Outcomes included child labor, school enrollment, and attendance. Child labor was measured as household chores, tending to a sick family member, or participating in farm labor in the two days prior to the survey. School enrollment was measured by administrative data from the school (school-based), household survey data asking parents to demonstrate enrollment paperwork (evidence) and parental self-reports from the household survey (parent reported). This summary reports the school-based enrollment data and attendance data. Using household surveys and administrative data records, the authors conducted statistical models to examine differences in outcomes between the groups one and two years after program implementation.

Findings

Employment/Child Labor

  • At the two-year follow-up, there were no significant impacts of conditional or unconditional cash transfers on child labor, but when given to fathers there was a significant 1.67 hour increase in child labor as compared to when mothers received the transfer.
  • No significant differences in child labor were found between the groups at the one-year follow-up.

Education (School participation/enrollment)

  • At the two-year follow-up, the study found that the rates of school enrollment and attendance were significantly higher among children in households who received the conditional cash transfer compared to children in the control group. However, no significant differences were found between children in households receiving an unconditional cash transfer and the control group.
  • At the two-year follow-up, the study found that the enrollment and attendance rates were significantly higher when mothers received the transfer (conditional or unconditional) as compared to when fathers received the transfer.
  • No significant differences in school enrollment or attendance were found between the groups at the one-year follow-up.
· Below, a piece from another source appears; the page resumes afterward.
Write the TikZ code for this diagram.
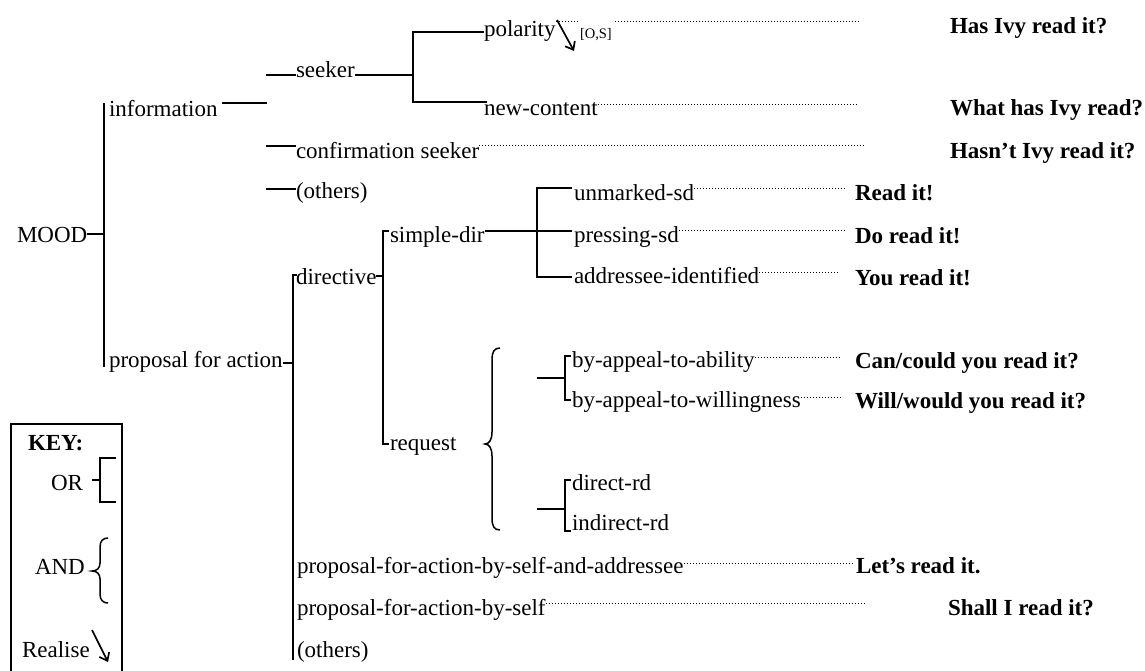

Considerations for Interpreting the Findings

Child labor was measured via household survey responses. During the baseline survey, the authors learned most people did not have a watch, so asking for the number of hours and the exact times the child engaged in labor was not feasible. Instead, survey participants were asked to report the timeslot the child worked (before school, after school, during lunch, all day, occasionally). The authors then converted the timeslots to hour estimates. These labor hours assume the child was engaged in labor activities almost the entire time during these periods and might not accurately reflect the actual hours worked.

Causal Evidence Rating

The quality of causal evidence presented in this report is high because it was based on a well-implemented randomized controlled trial. This means we are confident that the estimated effects are attributable to the Nahouri Cash Transfer Pilot Project, and not to other factors.